The MMU always operates that way, translating virtual memory addresses into physical memory addresses. The OS sets up and manages the mapping of each page of each segment for each process. Each time the process exceeds its stack allocation, for example, the OS traps a segment fault and adds another page to the process's stack segment, mapping the virtual page to a physical page selected from available memory.
Virtual memory also allows the OS to swap out process pages temporarily to disk, so that the total amount of virtual memory occupied by all of the running processes can easily exceed the actual physical memory RAM space of a system. Only the currently active executing processes actually have access to real physical RAM pages.
I was wondering are these segments are just abstraction for the
processes for convience and the physical RAM is just a linear array of
addresses or the physical RAM is also fragmented into these segments?
This in fact highly depends on architecture. Some will have hardware tools (e.g. descriptor registers for x86) to split the RAM into segments. Others just keep this information in software (OS kernel information for this process). Also some segments information are totally irrelevant on execution, they're used merely for code/data loading (e.g. relocation segments).

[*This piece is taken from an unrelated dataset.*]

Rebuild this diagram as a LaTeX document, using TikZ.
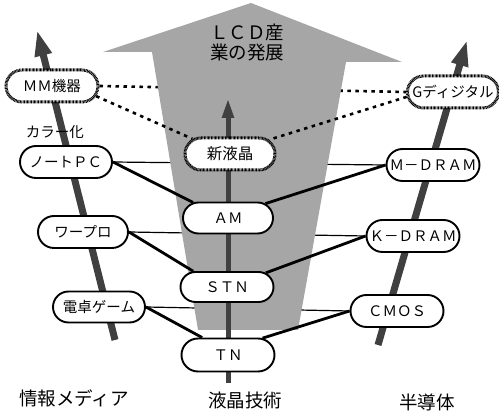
\documentclass[tikz,border=0pt]{standalone}
\usepackage{fontspec}
\newfontfamily\jp{Noto Sans CJK JP}
\usetikzlibrary{arrows.meta,shapes.misc}
\pgfdeclarelayer{layA}\pgfdeclarelayer{layB}\pgfdeclarelayer{layC}\pgfdeclarelayer{layD}
\pgfsetlayers{layA,layB,layC,layD,main}
\begin{document}
\begin{tikzpicture}[x=1pt,y=-1pt,
  box/.style={rounded rectangle, draw, line width=1.9pt, fill=white, minimum width=92pt, minimum height=32pt, inner sep=0pt, font=\jp\fontsize{14.5}{16}\selectfont},
  hbox/.style={box, line width=3pt, dash pattern=on 0.8pt off 0.6pt},
  conn/.style={line width=2.8pt},
  thinconn/.style={line width=1.2pt},
  dots/.style={line width=2.6pt, dash pattern=on 3.5pt off 4.5pt},
  upar/.style={line width=7pt, draw=black!75, -{Triangle[length=26pt,width=16pt]}},
  lbl/.style={font=\jp\fontsize{18.5}{20}\selectfont, inner sep=0pt}]
\useasboundingbox (0,0) rectangle (499,411);

% nodes
\node[hbox] (mm) at (52,86) {ＭＭ機器};
\node[hbox, minimum width=91pt] (gd) at (453,92) {Gディジタル};
\node[hbox, minimum width=90pt] (shin) at (230,154) {\fontsize{15.5}{16}\selectfont 新液晶};
\node[box] (note) at (66,162) {ノートＰＣ};
\node[box, minimum width=93pt] (mdram) at (433,165) {Ｍ－ＤＲＡＭ};
\node[box, minimum width=90pt, minimum height=31pt] (am) at (228,218) {ＡＭ};
\node[box, minimum width=90pt] (wapuro) at (83,232) {ワープロ};
\node[box, minimum width=93pt] (kdram) at (413,236) {Ｋ－ＤＲＡＭ};
\node[box, minimum width=93pt, minimum height=30pt] (stn) at (227,287) {ＳＴＮ};
\node[box, minimum height=31pt] (dentaku) at (99,307) {電卓ゲーム};
\node[box, minimum width=93pt] (cmos) at (397,311) {ＣＭＯＳ};
\node[box, minimum width=93pt, minimum height=33pt] (tn) at (228,355) {ＴＮ};

\node[font=\jp\fontsize{14.5}{16}\selectfont, inner sep=0pt] (kara) at (55,132) {カラー化};
\node[font=\jp\fontsize{18.5}{20}\selectfont, align=center, inner sep=0pt] (lcd) at (247,43) {ＬＣＤ産\\業の発展};

\node[lbl] (l1) at (74,398) {情報メディア};
\node[lbl] (l2) at (245,400) {液晶技術};
\node[lbl] (l3) at (427,402) {半導体};

% arrow end points
\coordinate (lb) at (115,340); \coordinate (lt) at (37,30);
\coordinate (mb) at (228,383); \coordinate (mt) at (228,98);
\coordinate (rb) at (378,345); \coordinate (rt) at (467,40);

\begin{pgfonlayer}{layA}
  \draw[thinconn] (note.east) -- (mdram.west);
  \draw[thinconn] (wapuro.east) -- (kdram.west);
  \draw[thinconn] (dentaku.east) -- (cmos.west);
  \draw[dots] (mm.east) -- (gd.west);
\end{pgfonlayer}

\begin{pgfonlayer}{layB}
  \fill[black!35] (103,52) -- (251,3) -- (402,62) -- (346,62) -- (298,330) -- (198,330) -- (152,52) -- cycle;
\end{pgfonlayer}

\begin{pgfonlayer}{layC}
  \draw[upar] (lb) -- (lt);
  \draw[upar, line width=5pt, -{Triangle[length=20pt,width=11pt]}] (mb) -- (mt);
  \draw[upar] (rb) -- (rt);
\end{pgfonlayer}

\begin{pgfonlayer}{layD}
  \draw[conn] (note.east) -- (am.156);
  \draw[conn] (mdram.west) -- (am.21);
  \draw[conn] (wapuro.east) -- (stn.155);
  \draw[conn] (kdram.west) -- (stn.20);
  \draw[conn] (dentaku.east) -- (tn.146);
  \draw[conn] (cmos.west) -- (tn.26);
  \draw[dots] (mm.-13) -- (shin.158);
  \draw[dots] (gd.186) -- (shin.20);
\end{pgfonlayer}
\end{tikzpicture}
\end{document}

Also if the RAM is not fragmanted and is just a linear array then how
the OS provides the process the abstraction of these segments?
Process code never references to segments, he only knows about addresses, so the OS has nothing to abstract.
Also how the programming would change if the memory map to a process
would appear just as a linear array and not divided into segments?,
and then the MMU would just translate these virtual addresses into
physical ones
Programming would not be affected. When you program in C you don't define any of these segments, and code also doesn't reference these segments. These segments are to keep an ordered layout, and don't even need to be the same across OS.